For Rocca, the event served to help raise awareness of the expansion project and its financial needs. He knows as well as anyone how badly the community wants a new rink. Rocca’s son played hockey at Leaside but has since joined another league.
“When he did play for Leaside I don’t think he played a home game in Leaside,” he said. “So there’s need for that second ice pad.”
This summer, the Fox and Fiddle at 190 Laird Dr. will be donating 10 percent of all proceeds toward the arena expansion. Owner and manager Param Ratna said his goal is to raise a minimum of $25,000 for the project.
“I told them even if I don’t reach ($25,000) still I’m going to give ($25,000),” he said. “Before Aug. 1, I’m trying to get $15,000.”
Ratna, who also lends his hand in fundraisers for Bessborough Public School, local baseball teams and the Rotary Club, said that if anyone else wanted to use his restaurant to host a fundraiser for the Gardens, they are welcome to do so.
“I’ve been here seven years,” Ratna said. “All Leaside people look after me so I have to look after them. I’m so happy to do that.”

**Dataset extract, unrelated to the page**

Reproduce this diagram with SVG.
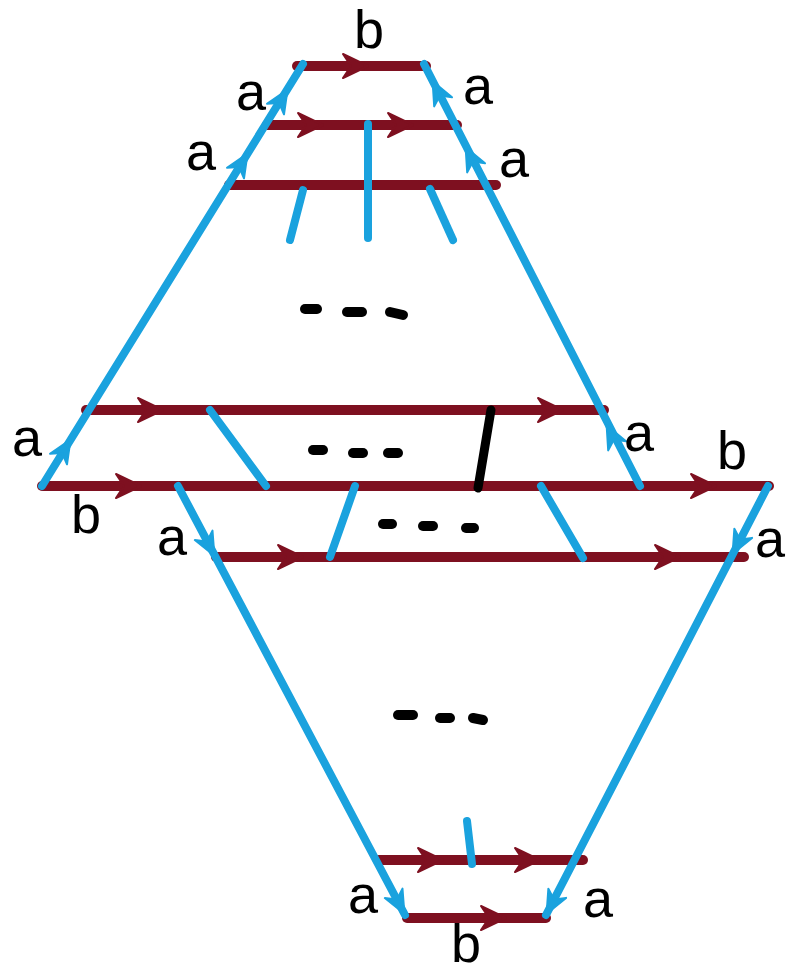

Area councillor John Parker said he is happy to see how involved the neighbourhood has become in this project but said he is not the least bit surprised.
“It’s very encouraging and inspiring in many ways,” he said. “I’m very impressed by the response we’ve had from the community, the enthusiasm we’ve had from the community.
“This isn’t the first time. Leaside has shown this kind of spirit for generations.”
Parker has even rolled up his sleeves and gotten involved in the fundraising efforts himself. On June 11, he hit the streets with about 40 volunteers to raise money and awareness for the project.
Through cash and cheques the group gathered nearly $10,000 on that day alone, according to Allan Williams of the project’s fundraising committee. That figure could potentially climb higher once the numbers from both online and paper donation forms handed out on that day are factored in to the calculation.
Chair of the expansion committee, Paul Mercer, said that a professional fundraising company had been hired as a consultant to help the project reach its goal of raising $2.5 million by the end of this summer.
So far, just over $1.9 million has been raised, but thanks to some creative strategies Mercer said the project is on schedule to hit its goal. Individuals and corporations are now able to purchase the naming rights to various areas of the Gardens.
“There are a number of different areas within the arena that we have highlighted and have put a price tag on it,” Mercer said.
“We do have the large ones that are available such as the naming of the existing arena, the naming of the new arena, the concession stand and the zamboni.”
As previously reported in the Town Crier, the naming rights to dressing room number 5 are sought after by the family of the late John Creighton, a local businessman and hockey fan. A fundraiser for that purpose was held at Originals Restaurant at 1660 Bayview Ave. and raised about $12,000 of the $25,000 needed to ensure that there will be a Creighton dressing room.
If it is built, the second ice pad at the Leaside Gardens arena will be the first new rink the city has built in 38 years. So far, Mercer said everything seems to be going according to plan.
“We’re still on target to be able to put a shovel in the ground in September of this year and then open in September of 2012,” Mercer said.